* START Provided material *

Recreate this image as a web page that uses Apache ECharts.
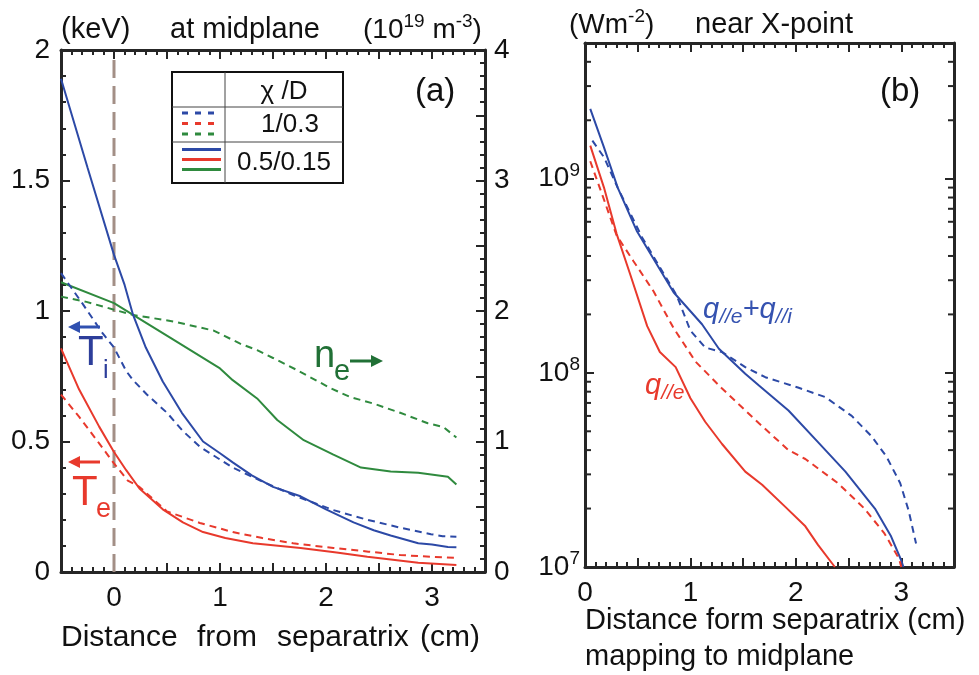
<!DOCTYPE html>
<html>
<head>
<meta charset="utf-8">
<script src="https://cdn.jsdelivr.net/npm/echarts@6/dist/echarts.min.js"></script>
<style>
  html, body { margin: 0; padding: 0; background: #fff; }
  #chart { width: 979px; height: 675px; }
</style>
</head>
<body>
<div id="chart"></div>
<script>
// (a) at midplane: [distance cm, keV] / [distance cm, 10^19 m^-3]
var tiSolid = [[-0.5,1.89],[-0.25,1.55],[0,1.215],[0.1,1.10],[0.18,0.985],[0.3,0.86],[0.46,0.73],[0.64,0.61],[0.84,0.50],[1.0,0.455],[1.12,0.42],[1.3,0.37],[1.5,0.326],[1.76,0.29],[2.0,0.24],[2.26,0.19],[2.45,0.16],[2.61,0.14],[2.87,0.11],[3.0,0.105],[3.15,0.096],[3.23,0.095]];
var tiDash = [[-0.5,1.145],[-0.3,1.03],[-0.11,0.916],[0,0.86],[0.115,0.77],[0.18,0.735],[0.31,0.68],[0.5,0.61],[0.65,0.54],[0.81,0.48],[1.12,0.40],[1.38,0.35],[1.69,0.295],[2.07,0.237],[2.39,0.20],[2.7,0.17],[2.99,0.145],[3.1,0.137],[3.23,0.135]];
var teSolid = [[-0.5,0.857],[-0.33,0.70],[-0.14,0.557],[0,0.46],[0.115,0.39],[0.24,0.32],[0.46,0.24],[0.65,0.19],[0.84,0.153],[1.05,0.13],[1.31,0.11],[1.76,0.092],[2.1,0.075],[2.39,0.058],[2.87,0.035],[3.23,0.027]];
var teDash = [[-0.5,0.68],[-0.33,0.595],[-0.14,0.493],[0,0.416],[0.13,0.35],[0.24,0.326],[0.5,0.232],[0.81,0.188],[1.12,0.153],[1.4,0.13],[1.69,0.11],[2.07,0.092],[2.4,0.078],[2.7,0.065],[3.0,0.058],[3.23,0.054]];
var neSolid = [[-0.5,2.22],[0,2.06],[0.18,1.97],[0.56,1.78],[1.0,1.56],[1.12,1.47],[1.35,1.33],[1.54,1.165],[1.79,1.01],[2.07,0.90],[2.33,0.80],[2.61,0.77],[2.87,0.76],[3.15,0.73],[3.23,0.67]];
var neDash = [[-0.5,2.11],[-0.26,2.07],[0,2.01],[0.18,1.97],[0.56,1.92],[0.94,1.85],[1.19,1.75],[1.35,1.70],[1.5,1.64],[1.72,1.55],[2.04,1.41],[2.23,1.34],[2.45,1.29],[2.7,1.22],[2.96,1.14],[3.11,1.11],[3.23,1.03]];
var separatrix = [[0, 0], [0, 1.97]];

// (b) near X-point: [distance cm, W m^-2]
var qTotSolid = [[0.05,2.29e9],[0.18,1.45e9],[0.31,9.0e8],[0.49,5.4e8],[0.84,2.6e8],[1.11,1.78e8],[1.27,1.33e8],[1.52,9.9e7],[1.65,8.6e7],[1.93,6.4e7],[2.21,4.4e7],[2.47,3.1e7],[2.75,2.0e7],[2.9,1.45e7],[3.0,1.08e7],[3.02,1.0e7]];
var qTotDash = [[0.07,1.57e9],[0.18,1.29e9],[0.31,9.0e8],[0.54,5.0e8],[0.87,2.5e8],[1.0,1.65e8],[1.14,1.35e8],[1.3,1.28e8],[1.52,1.07e8],[1.71,9.5e7],[2.02,8.4e7],[2.28,7.5e7],[2.53,6.0e7],[2.72,4.7e7],[2.86,3.7e7],[2.99,2.7e7],[3.07,1.95e7],[3.14,1.32e7]];
var qeSolid = [[0.05,1.48e9],[0.18,9.0e8],[0.3,5.2e8],[0.43,3.2e8],[0.59,1.74e8],[0.71,1.28e8],[0.86,1.07e8],[1.0,7.4e7],[1.14,5.6e7],[1.3,4.3e7],[1.52,3.1e7],[1.68,2.65e7],[1.9,2.04e7],[2.09,1.62e7],[2.21,1.3e7],[2.37,1.0e7]];
var qeDash = [[0.05,1.23e9],[0.18,7.8e8],[0.3,5.1e8],[0.46,3.76e8],[0.65,2.63e8],[0.84,1.7e8],[1.05,1.14e8],[1.3,8.3e7],[1.65,5.5e7],[1.93,4.0e7],[2.09,3.6e7],[2.4,2.7e7],[2.65,2.0e7],[2.84,1.49e7],[2.98,1.1e7],[3.0,1.0e7]];

var logMinorTicks = [2e7,3e7,4e7,5e7,6e7,7e7,8e7,9e7,2e8,3e8,4e8,5e8,6e8,7e8,8e8,9e8,2e9,3e9,4e9];
var legendRows = ['1/0.3', '0.5/0.15'];

var FONT = '"Liberation Sans", Arial, sans-serif';
var BLUE = '#2c49a6', RED = '#e8392c', GREEN = '#2f8a3e', BROWN = '#a38f86';
var INK = '#111111';
var FRAME = '#262626';

function lineSeries(data, color, dashed, xi, yi) {
    return {
        type: 'line', data: data, xAxisIndex: xi, yAxisIndex: yi,
        showSymbol: false, silent: true, animation: false,
        lineStyle: { color: color, width: 2, type: dashed ? [7, 5] : 'solid' }
    };
}

// axis frame line, inward major ticks, minor ticks
function frameAxis(extra, minor) {
    var a = {
        axisLine: { show: true, onZero: false, lineStyle: { color: FRAME, width: 3 } },
        axisTick: { show: true, inside: true, length: 9, lineStyle: { color: FRAME, width: 2 } },
        splitLine: { show: false },
        axisLabel: { show: false }
    };
    if (minor) a.minorTick = { show: true, splitNumber: minor, length: 5, lineStyle: { color: FRAME, width: 2 } };
    for (var k in extra) a[k] = extra[k];
    return a;
}
function intLabel(v) { return Math.abs(v - Math.round(v)) < 1e-9 ? String(Math.round(v)) : ''; }
function numLabel(margin, formatter) {
    return { show: true, margin: margin, color: INK, fontFamily: FONT, fontSize: 28, formatter: formatter };
}

var supRich = {
    n: { fontFamily: FONT, fontSize: 28, color: INK },
    s: { fontFamily: FONT, fontSize: 19, color: INK, padding: [0, 0, 16, 0] }
};

function text(x, y, str, size, color, extra) {
    var st = { text: str, fill: color || INK, font: (size || 28) + 'px ' + FONT, align: 'left', verticalAlign: 'middle' };
    if (extra) { for (var k in extra) st[k] = extra[k]; }
    return { type: 'text', x: x, y: y, z: 100, style: st };
}
function seg(x1, y1, x2, y2, color, w, dash) {
    var st = { stroke: color, lineWidth: w };
    if (dash) st.lineDash = dash;
    return { type: 'line', z: 100, shape: { x1: x1, y1: y1, x2: x2, y2: y2 }, style: st };
}
function arrow(x1, x2, y, color, dir) {
    var head = dir < 0 ? [[x1, y], [x1 + 12, y - 6], [x1 + 12, y + 6]] : [[x2, y], [x2 - 12, y - 6], [x2 - 12, y + 6]];
    return [
        seg(dir < 0 ? x1 + 10 : x1, y, dir < 0 ? x2 : x2 - 10, y, color, 3),
        { type: 'polygon', z: 100, shape: { points: head }, style: { fill: color } }
    ];
}

var graphics = [
    text(61, 30, '(keV)', 29),
    text(170, 30, 'at midplane', 29),
    text(363, 30, '{n|(10}{s|19}{n| m}{s|-3}{n|)}', 29, INK, { rich: supRich }),
    text(569, 25, '{n|(Wm}{s|-2}{n|)}', 29, INK, { rich: supRich }),
    text(695, 25, 'near X-point', 29),
    text(415, 92, '(a)', 33),
    text(880, 92, '(b)', 33),
    text(61, 638, 'Distance', 30),
    text(197, 638, 'from', 30),
    text(277, 638, 'separatrix', 30),
    text(420, 638, '(cm)', 30),
    text(585, 621, 'Distance form separatrix (cm)', 29),
    text(585, 657, 'mapping to midplane', 29),
    // legend table
    { type: 'rect', z: 99, shape: { x: 172, y: 72, width: 171, height: 111 }, style: { fill: '#fff', stroke: INK, lineWidth: 2 } },
    seg(225, 72, 225, 183, '#444', 1),
    seg(172, 107, 343, 107, '#444', 1),
    seg(172, 142, 343, 142, '#444', 1),
    text(284, 92, 'χ /D', 26, INK, { align: 'center' }),
    text(290, 125, legendRows[0], 26, INK, { align: 'center' }),
    text(284, 163, legendRows[1], 26, INK, { align: 'center' }),
    seg(182, 113, 221, 113, BLUE, 3, [6, 7]),
    seg(182, 123.5, 221, 123.5, RED, 3, [6, 7]),
    seg(182, 134, 221, 134, GREEN, 3, [6, 7]),
    seg(182, 149.5, 221, 149.5, BLUE, 3),
    seg(182, 159.5, 221, 159.5, RED, 3),
    seg(182, 169.5, 221, 169.5, GREEN, 3),
    // species labels
    text(78, 353, 'T', 42, '#2d3e9a'),
    text(103, 371, 'i', 25, '#2d3e9a'),
    text(72, 493, 'T', 42, RED),
    text(96, 510, 'e', 27, RED),
    text(314, 357, 'n', 38, '#217036'),
    text(334, 372, 'e', 29, '#217036'),
    text(703, 310, '{q|q}{s|//e}{q|+q}{s|//i}', 29, '#3552b0', { rich: {
        q: { fontFamily: FONT, fontSize: 29, fontStyle: 'italic', color: '#3552b0' },
        s: { fontFamily: FONT, fontSize: 21, fontStyle: 'italic', color: '#3552b0', padding: [14, 0, 0, 0] } } }),
    text(645, 386, '{q|q}{s|//e}', 29, RED, { rich: {
        q: { fontFamily: FONT, fontSize: 29, fontStyle: 'italic', color: RED },
        s: { fontFamily: FONT, fontSize: 21, fontStyle: 'italic', color: RED, padding: [14, 0, 0, 0] } } })
].concat(arrow(68, 100, 327, '#3050b0', -1))
 .concat(arrow(68, 100, 462, RED, -1))
 .concat(arrow(350, 383, 361, '#217036', 1));

var chart = echarts.init(document.getElementById('chart'));
chart.setOption({
    animation: false,
    backgroundColor: '#fff',
    grid: [
        { left: 61, top: 50, right: 494, bottom: 103, outerBoundsMode: 'none' },
        { left: 585, top: 43, right: 25, bottom: 108, outerBoundsMode: 'none' }
    ],
    xAxis: [
        frameAxis({ type: 'value', gridIndex: 0, position: 'bottom', min: -0.5, max: 3.5, interval: 0.5,
            axisLabel: numLabel(12, intLabel) }, 5),
        frameAxis({ type: 'value', gridIndex: 0, position: 'top', min: -0.5, max: 3.5, interval: 0.5 }, 5),
        frameAxis({ type: 'value', gridIndex: 1, position: 'bottom', min: 0, max: 3.5, interval: 0.5,
            axisLabel: numLabel(12, intLabel) }, 5),
        frameAxis({ type: 'value', gridIndex: 1, position: 'top', min: 0, max: 3.5, interval: 0.5 }, 5)
    ],
    yAxis: [
        frameAxis({ type: 'value', gridIndex: 0, position: 'left', min: 0, max: 2, interval: 0.5,
            axisLabel: numLabel(11, function (v) { return String(v); }) }, 5),
        frameAxis({ type: 'value', gridIndex: 0, position: 'right', min: 0, max: 4, interval: 0.5,
            axisLabel: numLabel(9, intLabel) }, 5),
        frameAxis({ type: 'log', logBase: 10, gridIndex: 1, position: 'left', min: 1e7, max: 5e9,
            axisLabel: {
                show: true, margin: 5, color: INK, showMaxLabel: false,
                formatter: function (v) {
                    var e = Math.log10(v);
                    if (Math.abs(e - Math.round(e)) > 1e-6) return '';
                    return '{n|10}{s|' + Math.round(e) + '}';
                },
                rich: supRich
            } }),
        frameAxis({ type: 'log', logBase: 10, gridIndex: 1, position: 'right', min: 1e7, max: 5e9 })
    ],
    series: [
        Object.assign(lineSeries(separatrix, BROWN, false, 0, 0), { lineStyle: { color: BROWN, width: 3, type: [18, 8] } }),
        lineSeries(neDash, GREEN, true, 0, 1),
        lineSeries(neSolid, GREEN, false, 0, 1),
        lineSeries(tiDash, BLUE, true, 0, 0),
        lineSeries(tiSolid, BLUE, false, 0, 0),
        lineSeries(teDash, RED, true, 0, 0),
        lineSeries(teSolid, RED, false, 0, 0),
        lineSeries(qTotDash, BLUE, true, 2, 2),
        lineSeries(qTotSolid, BLUE, false, 2, 2),
        lineSeries(qeDash, RED, true, 2, 2),
        lineSeries(qeSolid, RED, false, 2, 2),
        {
            // log minor ticks on both sides of panel (b)
            type: 'custom', xAxisIndex: 2, yAxisIndex: 2, silent: true, animation: false, clip: false,
            data: logMinorTicks.map(function (v) { return [0, v]; }),
            renderItem: function (params, api) {
                var v = api.value(1);
                var p = api.coord([0, v]);
                var q = api.coord([3.5, v]);
                return {
                    type: 'group',
                    children: [
                        { type: 'line', shape: { x1: p[0], y1: p[1], x2: p[0] + 6, y2: p[1] }, style: { stroke: FRAME, lineWidth: 2 } },
                        { type: 'line', shape: { x1: q[0] - 6, y1: q[1], x2: q[0], y2: q[1] }, style: { stroke: FRAME, lineWidth: 2 } }
                    ]
                };
            }
        }
    ],
    graphic: graphics
});

window.addEventListener('resize', function () {
    chart.resize();
});
</script>
</body>
</html>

* END Provided material *

● **Task goal**:
Leave out the pictures and repeat exactly the lines from the start of the material through the line that contains "var separatrix = [[0, 0], [0, 1.97]];", both included.

● **Reply**:
Recreate this image as a web page that uses Apache ECharts.
<!DOCTYPE html>
<html>
<head>
<meta charset="utf-8">
<script src="https://cdn.jsdelivr.net/npm/echarts@6/dist/echarts.min.js"></script>
<style>
  html, body { margin: 0; padding: 0; background: #fff; }
  #chart { width: 979px; height: 675px; }
</style>
</head>
<body>
<div id="chart"></div>
<script>
// (a) at midplane: [distance cm, keV] / [distance cm, 10^19 m^-3]
var tiSolid = [[-0.5,1.89],[-0.25,1.55],[0,1.215],[0.1,1.10],[0.18,0.985],[0.3,0.86],[0.46,0.73],[0.64,0.61],[0.84,0.50],[1.0,0.455],[1.12,0.42],[1.3,0.37],[1.5,0.326],[1.76,0.29],[2.0,0.24],[2.26,0.19],[2.45,0.16],[2.61,0.14],[2.87,0.11],[3.0,0.105],[3.15,0.096],[3.23,0.095]];
var tiDash = [[-0.5,1.145],[-0.3,1.03],[-0.11,0.916],[0,0.86],[0.115,0.77],[0.18,0.735],[0.31,0.68],[0.5,0.61],[0.65,0.54],[0.81,0.48],[1.12,0.40],[1.38,0.35],[1.69,0.295],[2.07,0.237],[2.39,0.20],[2.7,0.17],[2.99,0.145],[3.1,0.137],[3.23,0.135]];
var teSolid = [[-0.5,0.857],[-0.33,0.70],[-0.14,0.557],[0,0.46],[0.115,0.39],[0.24,0.32],[0.46,0.24],[0.65,0.19],[0.84,0.153],[1.05,0.13],[1.31,0.11],[1.76,0.092],[2.1,0.075],[2.39,0.058],[2.87,0.035],[3.23,0.027]];
var teDash = [[-0.5,0.68],[-0.33,0.595],[-0.14,0.493],[0,0.416],[0.13,0.35],[0.24,0.326],[0.5,0.232],[0.81,0.188],[1.12,0.153],[1.4,0.13],[1.69,0.11],[2.07,0.092],[2.4,0.078],[2.7,0.065],[3.0,0.058],[3.23,0.054]];
var neSolid = [[-0.5,2.22],[0,2.06],[0.18,1.97],[0.56,1.78],[1.0,1.56],[1.12,1.47],[1.35,1.33],[1.54,1.165],[1.79,1.01],[2.07,0.90],[2.33,0.80],[2.61,0.77],[2.87,0.76],[3.15,0.73],[3.23,0.67]];
var neDash = [[-0.5,2.11],[-0.26,2.07],[0,2.01],[0.18,1.97],[0.56,1.92],[0.94,1.85],[1.19,1.75],[1.35,1.70],[1.5,1.64],[1.72,1.55],[2.04,1.41],[2.23,1.34],[2.45,1.29],[2.7,1.22],[2.96,1.14],[3.11,1.11],[3.23,1.03]];
var separatrix = [[0, 0], [0, 1.97]];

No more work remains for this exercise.